Enfin, la troisième dynamique renvoie à des trajectoires familiales parallèles dans lesquelles les membres, sans avoir des cheminements similaires, maintiennent, tout au long de leur parcours, des voies parallèles, installées au début de la fondation de leur famille dans le pays d’origine. C’est par ces voies parallèles qu’ils souhaitent trouver une place valorisée dans la société d’accueil et s’ils se soutiennent en famille, ils vont le faire surtout pour que chacun, devant les exigences de la société d’accueil, soit le plus solide, le mieux formé et le plus expérimenté possible.
En fait, ces multiples dynamiques familiales qui émergent et se catalysent dans le temps nous permettent de saisir le portrait de familles immigrantes en mouvement, qui ne portent pas de manière statique des cultures d’origine ou des rôles prédéterminés mais qui, au contraire, sont des vecteurs de changement et des potentiels de citoyenneté pour leurs membres. Ainsi, notre analyse permet de saisir que ce potentiel s’articule autour de trois dimensions portées par les familles : l’historicité, la transmission et la complémentarité.
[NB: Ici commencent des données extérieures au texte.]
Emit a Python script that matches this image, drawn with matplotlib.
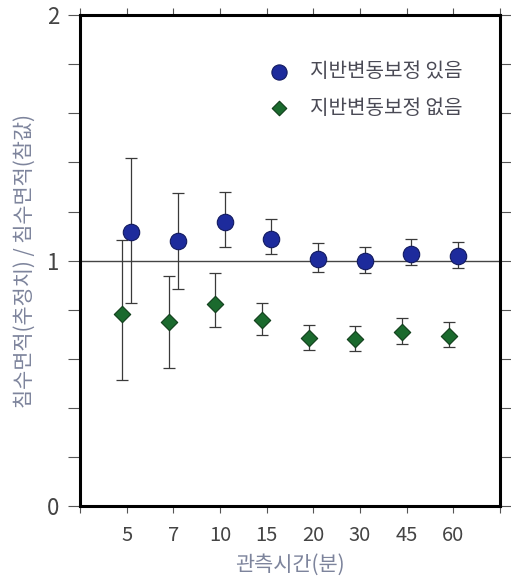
import numpy as np
import matplotlib
matplotlib.use("Agg")
import matplotlib.pyplot as plt

plt.rcParams['font.family'] = ['Noto Sans CJK KR', 'DejaVu Sans']

# observation time categories (minutes)
times = ["5", "7", "10", "15", "20", "30", "45", "60"]

# ratio with ground-deformation correction
corr_mean = [1.117, 1.081, 1.156, 1.088, 1.006, 0.998, 1.029, 1.018]
corr_low = [0.826, 0.884, 1.057, 1.025, 0.953, 0.949, 0.982, 0.969]
corr_high = [1.42, 1.275, 1.28, 1.168, 1.07, 1.054, 1.09, 1.075]

# ratio without correction
raw_mean = [0.782, 0.749, 0.824, 0.758, 0.684, 0.679, 0.709, 0.694]
raw_low = [0.513, 0.561, 0.729, 0.698, 0.634, 0.631, 0.661, 0.648]
raw_high = [1.086, 0.937, 0.948, 0.828, 0.739, 0.732, 0.766, 0.749]

legend_labels = ["지반변동보정 있음", "지반변동보정 없음"]

label_color = "#7d849c"
tick_color = "#444444"
blue, blue_edge = "#1d2b9c", "#121a60"
green, green_edge = "#1b6a2e", "#0f3d1a"

fig = plt.figure(figsize=(5.11, 5.85), dpi=100)
ax = fig.add_axes([0.1566, 0.135, 0.822, 0.839])

x = np.arange(1, len(times) + 1)

def yerr(mean, low, high):
    mean = np.array(mean)
    return [mean - np.array(low), np.array(high) - mean]

ax.axhline(1.0, color="#444444", lw=1.0, zorder=1)

ax.errorbar(x + 0.1, corr_mean, yerr=yerr(corr_mean, corr_low, corr_high),
            fmt="none", ecolor="#3a3a3a", elinewidth=0.9, capsize=4.5,
            capthick=0.9, zorder=2)
ax.errorbar(x - 0.1, raw_mean, yerr=yerr(raw_mean, raw_low, raw_high),
            fmt="none", ecolor="#3a3a3a", elinewidth=0.9, capsize=4.5,
            capthick=0.9, zorder=2)

ax.scatter(x + 0.1, corr_mean, s=140, marker="o", color=blue,
           edgecolors=blue_edge, linewidths=0.8, zorder=3)
ax.scatter(x - 0.1, raw_mean, s=70, marker="D", color=green,
           edgecolors=green_edge, linewidths=0.8, zorder=3)

# legend drawn as markers + text in the upper right
ax.scatter([4.26], [1.77], s=120, marker="o", color=blue,
           edgecolors=blue_edge, linewidths=0.8, zorder=3)
ax.scatter([4.26], [1.62], s=55, marker="D", color=green,
           edgecolors=green_edge, linewidths=0.8, zorder=3)
ax.text(4.93, 1.77, legend_labels[0], fontsize=14.5, color="#4a4a55",
        va="center", ha="left")
ax.text(4.93, 1.62, legend_labels[1], fontsize=14.5, color="#4a4a55",
        va="center", ha="left")

ax.set_xlim(0, 9)
ax.set_ylim(0, 2)

ax.set_xticks(np.arange(0, 10))
ax.set_xticklabels([""] + times + [""])
ax.set_yticks(np.arange(0, 2.01, 0.2))
ax.set_yticklabels(["0", "", "", "", "", "1", "", "", "", "", "2"])

ax.tick_params(axis="both", direction="out", color="#555555", width=0.8,
               labelcolor=tick_color)
ax.tick_params(axis="y", length=9, pad=6, labelsize=16)
ax.tick_params(axis="x", length=5, pad=9, labelsize=14.5)
ax.tick_params(top=True, right=True, labeltop=False, labelright=False)

for s in ax.spines.values():
    s.set_linewidth(2.2)

ax.set_xlabel("관측시간(분)", fontsize=15, color=label_color, labelpad=5)
ax.set_ylabel("침수면적(추정치) / 침수면적(참값)", fontsize=15,
              color=label_color, labelpad=8)

fig.savefig("out.png", dpi=100)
Un potentiel de citoyenneté qui s’articule sur l’histoire familiale et sa transmission
Le rapport à l’histoire et les modalités de sa transmission aux enfants sont le plus souvent articulés au sein de dynamiques familiales migrantes qui permettent, en particulier, le repérage sociotemporel de référence nécessaire à la construction-reconstruction identitaire de tous les membres de la famille, mais aussi à leur socialisation, plus particulièrement à celle des enfants. Comme nous l’avons décrit dans plusieurs textes (Vatz Laaroussi et Rachédi, 2002 ; Vatz Laaroussi et Rachédi, à paraître), les premières générations immigrantes s’inscrivent souvent dans une historicité familiale qui leur permet de passer de l’histoire internationale, dont ils sont des acteurs pas toujours actifs ou reconnus, à une transmission familiale qui, cette fois, leur paraît légitime, car elle s’inscrit dans un but, celui d’asseoir leur projet familial d’immigration et de vouloir la promotion sociale de leurs enfants. Ces immigrants ont le plus souvent quitté leur pays d’origine pour des raisons liées à des situations de guerre (les ressortissants d’ex-Yougoslavie, les Irakiens, les Africains de la région des Grands Lacs, les Afghans, les Vietnamiens), de violences instituées (les Algériens, les Colombiens) ou de sous-développement (les Marocains, les Salvadoriens).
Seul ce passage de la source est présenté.